Multiple injections of simvastatin caused more fibroblast-like cells and collagen-like tissue near new bone than SIM–DOME, often contiguous with the periosteum (). Statins have been shown to stimulate bone formation in bone marrow-derived mesenchymal stem cells [24
], and induced osteoblastic differentiation in bone marrow cells [25
]. It was not possible with the histologic approach used in this study to determine how many of the fibroblast-like cells were osteoblast precursors or stem cells, from where the fibroblast-like cells originated, or what is the precise role of these fibroblast-like cells.
Judging from the decalcified bone data, osteoblast activity was on the decline after 7 days. Therefore, the week between calcein incorporation (days 15 and 22) in the undecalcified specimens was catching bone formation on the downswing after a single injection of SIM. It is noted, however, that bone formation was still a predominant activity during that period on the lateral bone surface. There was almost no resorption activity preceding bone formation at day 3 or 7. This result is consistent with in vitro studies showing a decreased measure of osteoclastic potential (RANKL/osteoprotegrin mRNA) caused by simvastatin in mouse bone cell culture [27
]. In a recent report, twice weekly injections of simvastatin appeared to reduce bone resorption in a ligature-induced rat periodontitis model [28
]. However, in our studies, osteoclast surface was 4% of the total bone surface at 24 days, implying a remodeling process at that later time. Bone modeling can be defined by continuous bone formation without the necessity of a previous resorption phase, so we consider simvastatin-induced bone formation as a modeling, not remodeling process. However, later remodeling resulted in either bone resorption and reshaping of the new bone. This remodeling response and effects were evaluated in long–term studies of the fate of the new bone in a non-defect, non-implant model at 90 days after application of drug. About 45–75% of the ratio of new bone to old bone at 24 days was reduced at 90 days after simvastatin application (). This resorption may be caused by the tension of overlying tissue and the non-physiologic shape without functional loading. This implies that stressing bone with an implant or root structure providing proper loading is an essential requisite for protection of functional bone. In spite of the limitations of the current model, however, 55% of the maximum new bone formed following multiple SIM-INJ was retained at 90 days, significantly greater than controls.

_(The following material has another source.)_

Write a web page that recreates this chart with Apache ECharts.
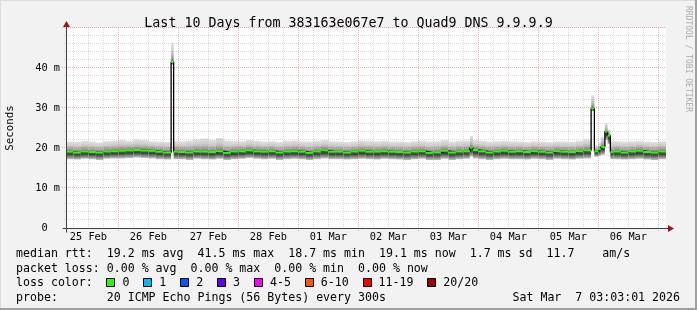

We measured mechanical properties of mandibles at 24 and 90 days to characterize the new bone, which was woven bone at 24 days with a highly increased bone formation rate (). Increased bone volume was expected to increase both fracture force and stiffness. This was observed at 24 days for the injection sites, where these mechanical properties were 1.4–1.5 times higher than controls. Bone remodeling by 90 days reduced bone volume, lowered fracture force by 30% and stiffness by 25%, with values not significantly different than controls. However, the observation that injection sites maintained mechanical properties that were 1.3 times higher that controls implies that new mature bone was present and exerting mechanical advantage to existing bone structure. Dome placement, on the other hand, was ineffective at producing improved mechanical performance at either 24 or 90 days.